* What is needed: Don't include pictures. Quote the lines below from the first through the line that contains "minimum width=144pt] (b7)".
-.-.-
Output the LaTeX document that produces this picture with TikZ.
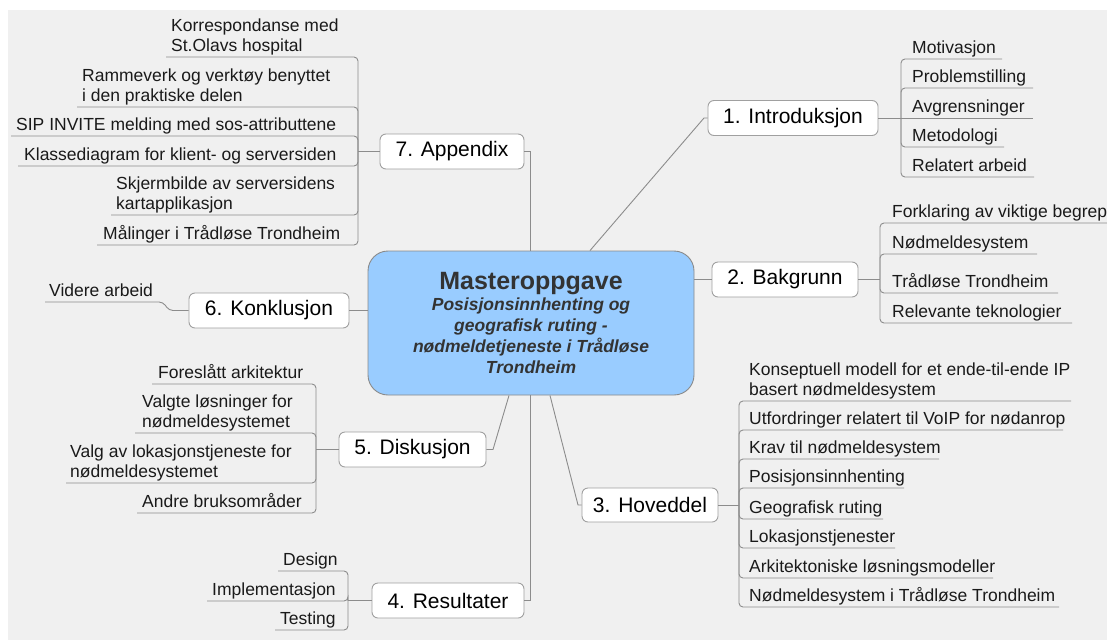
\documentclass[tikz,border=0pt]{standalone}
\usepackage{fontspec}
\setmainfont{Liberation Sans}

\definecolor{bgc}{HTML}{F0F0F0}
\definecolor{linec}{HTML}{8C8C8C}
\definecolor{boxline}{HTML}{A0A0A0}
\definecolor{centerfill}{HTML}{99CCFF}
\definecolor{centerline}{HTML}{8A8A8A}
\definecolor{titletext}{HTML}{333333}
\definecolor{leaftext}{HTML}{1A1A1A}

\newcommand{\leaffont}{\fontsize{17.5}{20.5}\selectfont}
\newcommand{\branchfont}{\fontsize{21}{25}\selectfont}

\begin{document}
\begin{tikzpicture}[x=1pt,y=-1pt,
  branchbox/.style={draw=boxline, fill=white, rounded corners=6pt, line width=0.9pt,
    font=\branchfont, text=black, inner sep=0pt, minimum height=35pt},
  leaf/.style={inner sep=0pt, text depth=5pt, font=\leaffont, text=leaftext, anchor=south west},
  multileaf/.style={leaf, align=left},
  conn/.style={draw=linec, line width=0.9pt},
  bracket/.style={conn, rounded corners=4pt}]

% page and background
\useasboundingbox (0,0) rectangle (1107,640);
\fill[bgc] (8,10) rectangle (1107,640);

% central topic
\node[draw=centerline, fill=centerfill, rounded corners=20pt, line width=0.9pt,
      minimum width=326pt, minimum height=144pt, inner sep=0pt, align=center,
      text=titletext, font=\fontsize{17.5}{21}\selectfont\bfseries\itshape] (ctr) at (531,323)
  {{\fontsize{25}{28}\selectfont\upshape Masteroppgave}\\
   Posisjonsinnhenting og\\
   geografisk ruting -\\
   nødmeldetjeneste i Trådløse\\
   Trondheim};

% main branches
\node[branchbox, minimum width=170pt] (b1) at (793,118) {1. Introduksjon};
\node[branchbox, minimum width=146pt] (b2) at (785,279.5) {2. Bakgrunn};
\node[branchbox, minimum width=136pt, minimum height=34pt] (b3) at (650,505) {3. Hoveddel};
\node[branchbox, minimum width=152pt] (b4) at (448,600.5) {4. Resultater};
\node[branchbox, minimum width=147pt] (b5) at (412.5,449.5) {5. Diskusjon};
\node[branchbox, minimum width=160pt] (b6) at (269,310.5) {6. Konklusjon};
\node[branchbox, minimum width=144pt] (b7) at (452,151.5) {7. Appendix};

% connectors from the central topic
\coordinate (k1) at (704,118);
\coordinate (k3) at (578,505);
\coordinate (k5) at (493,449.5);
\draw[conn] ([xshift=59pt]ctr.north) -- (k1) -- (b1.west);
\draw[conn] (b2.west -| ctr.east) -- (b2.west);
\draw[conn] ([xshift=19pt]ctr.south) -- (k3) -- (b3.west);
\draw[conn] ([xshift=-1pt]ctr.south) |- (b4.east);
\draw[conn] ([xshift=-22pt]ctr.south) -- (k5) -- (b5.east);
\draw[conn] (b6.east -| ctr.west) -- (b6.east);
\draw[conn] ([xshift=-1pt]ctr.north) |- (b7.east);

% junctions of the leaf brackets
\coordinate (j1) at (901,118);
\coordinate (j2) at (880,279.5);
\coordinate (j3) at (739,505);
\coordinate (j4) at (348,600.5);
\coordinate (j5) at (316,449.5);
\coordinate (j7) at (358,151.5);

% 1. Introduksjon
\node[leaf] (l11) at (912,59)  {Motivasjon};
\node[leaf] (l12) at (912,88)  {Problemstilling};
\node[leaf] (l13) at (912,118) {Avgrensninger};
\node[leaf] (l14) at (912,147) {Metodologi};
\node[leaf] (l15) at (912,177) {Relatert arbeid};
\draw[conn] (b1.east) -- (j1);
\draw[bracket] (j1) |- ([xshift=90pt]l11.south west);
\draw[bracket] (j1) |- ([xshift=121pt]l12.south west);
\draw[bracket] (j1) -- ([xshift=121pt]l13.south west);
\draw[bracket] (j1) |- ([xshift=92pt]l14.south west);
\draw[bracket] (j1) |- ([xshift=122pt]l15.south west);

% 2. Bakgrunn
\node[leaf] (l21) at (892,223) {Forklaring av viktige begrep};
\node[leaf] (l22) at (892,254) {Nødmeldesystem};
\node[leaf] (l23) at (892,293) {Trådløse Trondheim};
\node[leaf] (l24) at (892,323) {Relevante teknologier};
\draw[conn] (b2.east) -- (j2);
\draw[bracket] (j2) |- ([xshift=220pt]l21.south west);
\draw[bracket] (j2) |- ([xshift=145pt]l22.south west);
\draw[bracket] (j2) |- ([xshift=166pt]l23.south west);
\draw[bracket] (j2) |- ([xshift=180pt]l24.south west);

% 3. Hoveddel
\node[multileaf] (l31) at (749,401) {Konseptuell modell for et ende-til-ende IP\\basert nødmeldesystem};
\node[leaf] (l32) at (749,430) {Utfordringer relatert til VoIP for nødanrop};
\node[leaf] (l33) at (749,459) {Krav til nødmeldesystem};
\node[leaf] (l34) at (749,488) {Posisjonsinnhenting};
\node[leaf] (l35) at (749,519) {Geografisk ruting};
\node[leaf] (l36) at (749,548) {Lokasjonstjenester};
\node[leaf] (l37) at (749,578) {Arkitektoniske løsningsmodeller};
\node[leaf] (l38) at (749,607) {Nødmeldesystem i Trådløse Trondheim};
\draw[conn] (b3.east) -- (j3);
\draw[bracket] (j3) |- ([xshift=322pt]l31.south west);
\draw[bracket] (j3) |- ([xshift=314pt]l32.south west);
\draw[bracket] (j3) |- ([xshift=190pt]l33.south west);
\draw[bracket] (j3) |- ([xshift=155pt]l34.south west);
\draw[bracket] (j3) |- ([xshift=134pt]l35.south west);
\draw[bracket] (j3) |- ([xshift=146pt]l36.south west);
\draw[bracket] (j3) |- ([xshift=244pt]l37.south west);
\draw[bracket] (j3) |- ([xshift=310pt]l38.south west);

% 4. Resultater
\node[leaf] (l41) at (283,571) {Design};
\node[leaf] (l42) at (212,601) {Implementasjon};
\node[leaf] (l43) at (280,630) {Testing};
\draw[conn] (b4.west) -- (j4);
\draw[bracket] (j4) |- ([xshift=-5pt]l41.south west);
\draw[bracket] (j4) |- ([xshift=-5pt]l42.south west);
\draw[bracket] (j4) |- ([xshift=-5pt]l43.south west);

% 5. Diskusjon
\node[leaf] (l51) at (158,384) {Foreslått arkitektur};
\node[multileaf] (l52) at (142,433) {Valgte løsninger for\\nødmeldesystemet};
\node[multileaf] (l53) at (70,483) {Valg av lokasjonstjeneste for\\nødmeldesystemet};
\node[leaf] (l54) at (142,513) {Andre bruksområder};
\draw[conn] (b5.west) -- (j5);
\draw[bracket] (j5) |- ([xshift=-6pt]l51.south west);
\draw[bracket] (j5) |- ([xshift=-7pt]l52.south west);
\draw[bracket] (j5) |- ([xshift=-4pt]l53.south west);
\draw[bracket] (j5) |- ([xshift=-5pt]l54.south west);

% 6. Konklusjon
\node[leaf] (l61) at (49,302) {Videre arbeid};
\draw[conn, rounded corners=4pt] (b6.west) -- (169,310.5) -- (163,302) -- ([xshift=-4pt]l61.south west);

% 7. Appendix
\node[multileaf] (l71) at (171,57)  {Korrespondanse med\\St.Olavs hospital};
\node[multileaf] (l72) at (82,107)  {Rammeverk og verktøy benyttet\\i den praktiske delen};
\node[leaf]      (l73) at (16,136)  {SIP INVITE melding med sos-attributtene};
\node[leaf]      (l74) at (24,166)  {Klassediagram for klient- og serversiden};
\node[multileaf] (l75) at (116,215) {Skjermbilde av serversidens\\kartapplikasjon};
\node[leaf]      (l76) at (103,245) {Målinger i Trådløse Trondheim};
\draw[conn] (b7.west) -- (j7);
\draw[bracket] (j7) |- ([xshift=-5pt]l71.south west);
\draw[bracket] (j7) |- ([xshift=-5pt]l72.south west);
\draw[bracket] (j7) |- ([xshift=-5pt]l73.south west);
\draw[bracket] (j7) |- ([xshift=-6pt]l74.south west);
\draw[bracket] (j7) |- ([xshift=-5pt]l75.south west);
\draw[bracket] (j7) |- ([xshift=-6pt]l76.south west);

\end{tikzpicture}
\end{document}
-.-.-
* Response to the exercise:
Output the LaTeX document that produces this picture with TikZ.
\documentclass[tikz,border=0pt]{standalone}
\usepackage{fontspec}
\setmainfont{Liberation Sans}

\definecolor{bgc}{HTML}{F0F0F0}
\definecolor{linec}{HTML}{8C8C8C}
\definecolor{boxline}{HTML}{A0A0A0}
\definecolor{centerfill}{HTML}{99CCFF}
\definecolor{centerline}{HTML}{8A8A8A}
\definecolor{titletext}{HTML}{333333}
\definecolor{leaftext}{HTML}{1A1A1A}

\newcommand{\leaffont}{\fontsize{17.5}{20.5}\selectfont}
\newcommand{\branchfont}{\fontsize{21}{25}\selectfont}

\begin{document}
\begin{tikzpicture}[x=1pt,y=-1pt,
  branchbox/.style={draw=boxline, fill=white, rounded corners=6pt, line width=0.9pt,
    font=\branchfont, text=black, inner sep=0pt, minimum height=35pt},
  leaf/.style={inner sep=0pt, text depth=5pt, font=\leaffont, text=leaftext, anchor=south west},
  multileaf/.style={leaf, align=left},
  conn/.style={draw=linec, line width=0.9pt},
  bracket/.style={conn, rounded corners=4pt}]

% page and background
\useasboundingbox (0,0) rectangle (1107,640);
\fill[bgc] (8,10) rectangle (1107,640);

% central topic
\node[draw=centerline, fill=centerfill, rounded corners=20pt, line width=0.9pt,
      minimum width=326pt, minimum height=144pt, inner sep=0pt, align=center,
      text=titletext, font=\fontsize{17.5}{21}\selectfont\bfseries\itshape] (ctr) at (531,323)
  {{\fontsize{25}{28}\selectfont\upshape Masteroppgave}\\
   Posisjonsinnhenting og\\
   geografisk ruting -\\
   nødmeldetjeneste i Trådløse\\
   Trondheim};

% main branches
\node[branchbox, minimum width=170pt] (b1) at (793,118) {1. Introduksjon};
\node[branchbox, minimum width=146pt] (b2) at (785,279.5) {2. Bakgrunn};
\node[branchbox, minimum width=136pt, minimum height=34pt] (b3) at (650,505) {3. Hoveddel};
\node[branchbox, minimum width=152pt] (b4) at (448,600.5) {4. Resultater};
\node[branchbox, minimum width=147pt] (b5) at (412.5,449.5) {5. Diskusjon};
\node[branchbox, minimum width=160pt] (b6) at (269,310.5) {6. Konklusjon};
\node[branchbox, minimum width=144pt] (b7) at (452,151.5) {7. Appendix};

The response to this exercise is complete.